>> START

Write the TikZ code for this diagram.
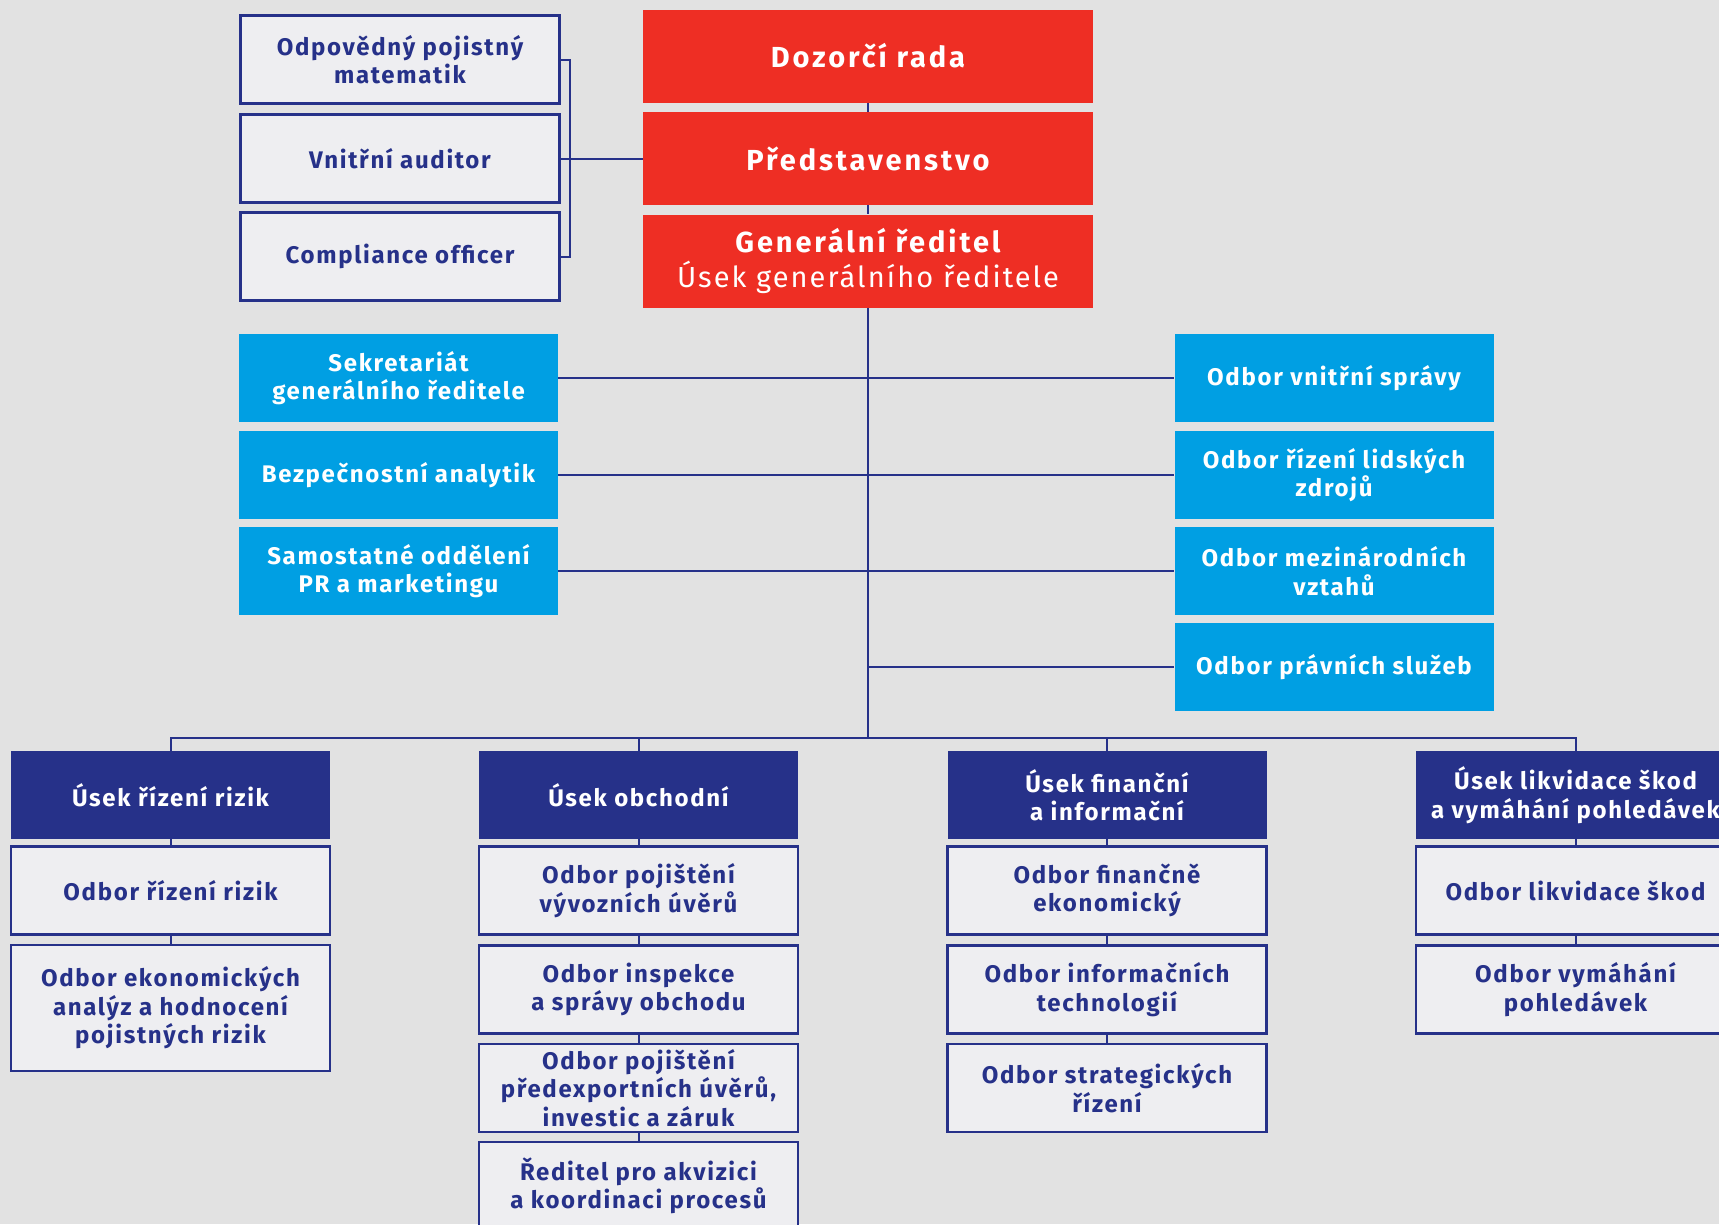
\documentclass[tikz,border=0pt]{standalone}
\usepackage{fontspec}
\setmainfont{Fira Sans}[LetterSpace=7]
\newfontfamily\boardfont{Fira Sans}[LetterSpace=10]
\usetikzlibrary{positioning}
\definecolor{eg-paper}{HTML}{E2E2E2}
\definecolor{eg-navy}{HTML}{263189}
\definecolor{eg-red}{HTML}{EE2E24}
\definecolor{eg-cyan}{HTML}{009FE3}
\definecolor{eg-light}{HTML}{EEEEF1}

\begin{document}
\begin{tikzpicture}[x=1pt, y=-1pt,
    conn/.style={draw=eg-navy, line width=2pt},
    plain/.style={draw=eg-navy, line width=2.5pt, fill=eg-light, text=eg-navy,
      font=\bfseries\fontsize{24}{28.5}\selectfont, align=center,
      minimum width=319pt, minimum height=88pt, inner sep=0pt},
    board/.style={fill=eg-red, text=white, font=\boardfont\bfseries\fontsize{29}{35}\selectfont,
      align=center, minimum width=450pt, minimum height=93pt, inner sep=0pt},
    staff/.style={fill=eg-cyan, text=white, font=\bfseries\fontsize{24}{28.5}\selectfont,
      align=center, minimum width=319pt, minimum height=88pt, inner sep=0pt},
    division/.style={fill=eg-navy, text=white, font=\bfseries\fontsize{24}{28.5}\selectfont,
      align=center, minimum width=319pt, minimum height=88pt, inner sep=0pt}]
    \fill[eg-paper] (0,0) rectangle (1719,1224);
    \useasboundingbox (0,0) rectangle (1719,1224);

    % vedeni
    \node[board] (dozor) at (868,56) {Dozorčí rada};
    \node[board] (pred) at (868,158.5) {Představenstvo};
    \node[board] (gen) at (868,261) {Generální ředitel\\{\mdseries\rmfamily Úsek generálního ředitele}};

    \node[plain] (odp) at (400,59.5) {Odpovědný pojistný\\matematik};
    \node[plain] (vni) at (400,158.5) {Vnitřní auditor};
    \node[plain] (comp) at (400,256.5) {Compliance officer};

    % stab generalniho reditele
    \node[staff] (sek) at (398.5,378) {Sekretariát\\generálního ředitele};
    \node[staff] (bez) at (398.5,475) {Bezpečnostní analytik};
    \node[staff] (samo) at (398.5,571) {Samostatné oddělení\\PR a marketingu};
    \node[staff] (ovs) at (1334,378) {Odbor vnitřní správy};
    \node[staff] (olz) at (1334,475) {Odbor řízení lidských\\zdrojů};
    \node[staff] (omv) at (1334,571) {Odbor mezinárodních\\vztahů};
    \node[staff] (ops) at (1334,667) {Odbor právních služeb};

    % useky
    \node[division] (urr) at (170.5,795) {Úsek řízení rizik};
    \node[division] (uob) at (638.5,795) {Úsek obchodní};
    \node[division] (ufi) at (1107,795) {Úsek finanční\\a informační};
    \node[division] (uli) at (1575.5,795) {Úsek likvidace škod\\a vymáhání pohledávek};

    \node[plain] (orr) at (170.5,890.5) {Odbor řízení rizik};
    \node[plain, minimum height=126pt] (oea) at (170.5,1008) {Odbor ekonomických\\analýz a hodnocení\\pojistných rizik};

    \node[plain] (opv) at (638.5,890.5) {Odbor pojištění\\vývozních úvěrů};
    \node[plain] (oin) at (638.5,989.5) {Odbor inspekce\\a správy obchodu};
    \node[plain] (ope) at (638.5,1088) {Odbor pojištění\\předexportních úvěrů,\\investic a záruk};
    \node[plain] (rak) at (638.5,1186) {Ředitel pro akvizici\\a koordinaci procesů};

    \node[plain] (ofe) at (1107,890.5) {Odbor finančně\\ekonomický};
    \node[plain] (oit) at (1107,989.5) {Odbor informačních\\technologií};
    \node[plain] (osr) at (1107,1088) {Odbor strategických\\řízení};

    \node[plain] (olk) at (1575.5,890.5) {Odbor likvidace škod};
    \node[plain] (ovp) at (1575.5,989.5) {Odbor vymáhání\\pohledávek};

    % spojnice
    \coordinate (brk) at (570,158.5);
    \coordinate (bus) at (868,738);
    \draw[conn] (odp.east) -| (brk) |- (comp.east);
    \draw[conn] (vni.east) -- (pred.west);
    \draw[conn] (dozor.south) -- (pred.north);
    \draw[conn] (pred.south) -- (gen.north);
    \draw[conn] (gen.south) -- (bus);
    \draw[conn] (sek.east) -- (ovs.west);
    \draw[conn] (bez.east) -- (olz.west);
    \draw[conn] (samo.east) -- (omv.west);
    \draw[conn] (bus |- ops.west) -- (ops.west);
    \draw[conn] (urr.north) |- (bus) -| (uli.north);
    \draw[conn] (uob.north) -- (uob.north |- bus);
    \draw[conn] (ufi.north) -- (ufi.north |- bus);
    \draw[conn] (urr.south) -- (orr.north);
    \draw[conn] (orr.south) -- (oea.north);
    \draw[conn] (uob.south) -- (opv.north);
    \draw[conn] (opv.south) -- (oin.north);
    \draw[conn] (oin.south) -- (ope.north);
    \draw[conn] (ope.south) -- (rak.north);
    \draw[conn] (ufi.south) -- (ofe.north);
    \draw[conn] (ofe.south) -- (oit.north);
    \draw[conn] (oit.south) -- (osr.north);
    \draw[conn] (uli.south) -- (olk.north);
    \draw[conn] (olk.south) -- (ovp.north);
\end{tikzpicture}
\end{document}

>> END

- Exercise objective: Return each line from the material above exactly, but not the pictures.

- The output:
Write the TikZ code for this diagram.
\documentclass[tikz,border=0pt]{standalone}
\usepackage{fontspec}
\setmainfont{Fira Sans}[LetterSpace=7]
\newfontfamily\boardfont{Fira Sans}[LetterSpace=10]
\usetikzlibrary{positioning}
\definecolor{eg-paper}{HTML}{E2E2E2}
\definecolor{eg-navy}{HTML}{263189}
\definecolor{eg-red}{HTML}{EE2E24}
\definecolor{eg-cyan}{HTML}{009FE3}
\definecolor{eg-light}{HTML}{EEEEF1}

\begin{document}
\begin{tikzpicture}[x=1pt, y=-1pt,
    conn/.style={draw=eg-navy, line width=2pt},
    plain/.style={draw=eg-navy, line width=2.5pt, fill=eg-light, text=eg-navy,
      font=\bfseries\fontsize{24}{28.5}\selectfont, align=center,
      minimum width=319pt, minimum height=88pt, inner sep=0pt},
    board/.style={fill=eg-red, text=white, font=\boardfont\bfseries\fontsize{29}{35}\selectfont,
      align=center, minimum width=450pt, minimum height=93pt, inner sep=0pt},
    staff/.style={fill=eg-cyan, text=white, font=\bfseries\fontsize{24}{28.5}\selectfont,
      align=center, minimum width=319pt, minimum height=88pt, inner sep=0pt},
    division/.style={fill=eg-navy, text=white, font=\bfseries\fontsize{24}{28.5}\selectfont,
      align=center, minimum width=319pt, minimum height=88pt, inner sep=0pt}]
    \fill[eg-paper] (0,0) rectangle (1719,1224);
    \useasboundingbox (0,0) rectangle (1719,1224);

    % vedeni
    \node[board] (dozor) at (868,56) {Dozorčí rada};
    \node[board] (pred) at (868,158.5) {Představenstvo};
    \node[board] (gen) at (868,261) {Generální ředitel\\{\mdseries\rmfamily Úsek generálního ředitele}};

    \node[plain] (odp) at (400,59.5) {Odpovědný pojistný\\matematik};
    \node[plain] (vni) at (400,158.5) {Vnitřní auditor};
    \node[plain] (comp) at (400,256.5) {Compliance officer};

    % stab generalniho reditele
    \node[staff] (sek) at (398.5,378) {Sekretariát\\generálního ředitele};
    \node[staff] (bez) at (398.5,475) {Bezpečnostní analytik};
    \node[staff] (samo) at (398.5,571) {Samostatné oddělení\\PR a marketingu};
    \node[staff] (ovs) at (1334,378) {Odbor vnitřní správy};
    \node[staff] (olz) at (1334,475) {Odbor řízení lidských\\zdrojů};
    \node[staff] (omv) at (1334,571) {Odbor mezinárodních\\vztahů};
    \node[staff] (ops) at (1334,667) {Odbor právních služeb};

    % useky
    \node[division] (urr) at (170.5,795) {Úsek řízení rizik};
    \node[division] (uob) at (638.5,795) {Úsek obchodní};
    \node[division] (ufi) at (1107,795) {Úsek finanční\\a informační};
    \node[division] (uli) at (1575.5,795) {Úsek likvidace škod\\a vymáhání pohledávek};

    \node[plain] (orr) at (170.5,890.5) {Odbor řízení rizik};
    \node[plain, minimum height=126pt] (oea) at (170.5,1008) {Odbor ekonomických\\analýz a hodnocení\\pojistných rizik};

    \node[plain] (opv) at (638.5,890.5) {Odbor pojištění\\vývozních úvěrů};
    \node[plain] (oin) at (638.5,989.5) {Odbor inspekce\\a správy obchodu};
    \node[plain] (ope) at (638.5,1088) {Odbor pojištění\\předexportních úvěrů,\\investic a záruk};
    \node[plain] (rak) at (638.5,1186) {Ředitel pro akvizici\\a koordinaci procesů};

    \node[plain] (ofe) at (1107,890.5) {Odbor finančně\\ekonomický};
    \node[plain] (oit) at (1107,989.5) {Odbor informačních\\technologií};
    \node[plain] (osr) at (1107,1088) {Odbor strategických\\řízení};

    \node[plain] (olk) at (1575.5,890.5) {Odbor likvidace škod};
    \node[plain] (ovp) at (1575.5,989.5) {Odbor vymáhání\\pohledávek};

    % spojnice
    \coordinate (brk) at (570,158.5);
    \coordinate (bus) at (868,738);
    \draw[conn] (odp.east) -| (brk) |- (comp.east);
    \draw[conn] (vni.east) -- (pred.west);
    \draw[conn] (dozor.south) -- (pred.north);
    \draw[conn] (pred.south) -- (gen.north);
    \draw[conn] (gen.south) -- (bus);
    \draw[conn] (sek.east) -- (ovs.west);
    \draw[conn] (bez.east) -- (olz.west);
    \draw[conn] (samo.east) -- (omv.west);
    \draw[conn] (bus |- ops.west) -- (ops.west);
    \draw[conn] (urr.north) |- (bus) -| (uli.north);
    \draw[conn] (uob.north) -- (uob.north |- bus);
    \draw[conn] (ufi.north) -- (ufi.north |- bus);
    \draw[conn] (urr.south) -- (orr.north);
    \draw[conn] (orr.south) -- (oea.north);
    \draw[conn] (uob.south) -- (opv.north);
    \draw[conn] (opv.south) -- (oin.north);
    \draw[conn] (oin.south) -- (ope.north);
    \draw[conn] (ope.south) -- (rak.north);
    \draw[conn] (ufi.south) -- (ofe.north);
    \draw[conn] (ofe.south) -- (oit.north);
    \draw[conn] (oit.south) -- (osr.north);
    \draw[conn] (uli.south) -- (olk.north);
    \draw[conn] (olk.south) -- (ovp.north);
\end{tikzpicture}
\end{document}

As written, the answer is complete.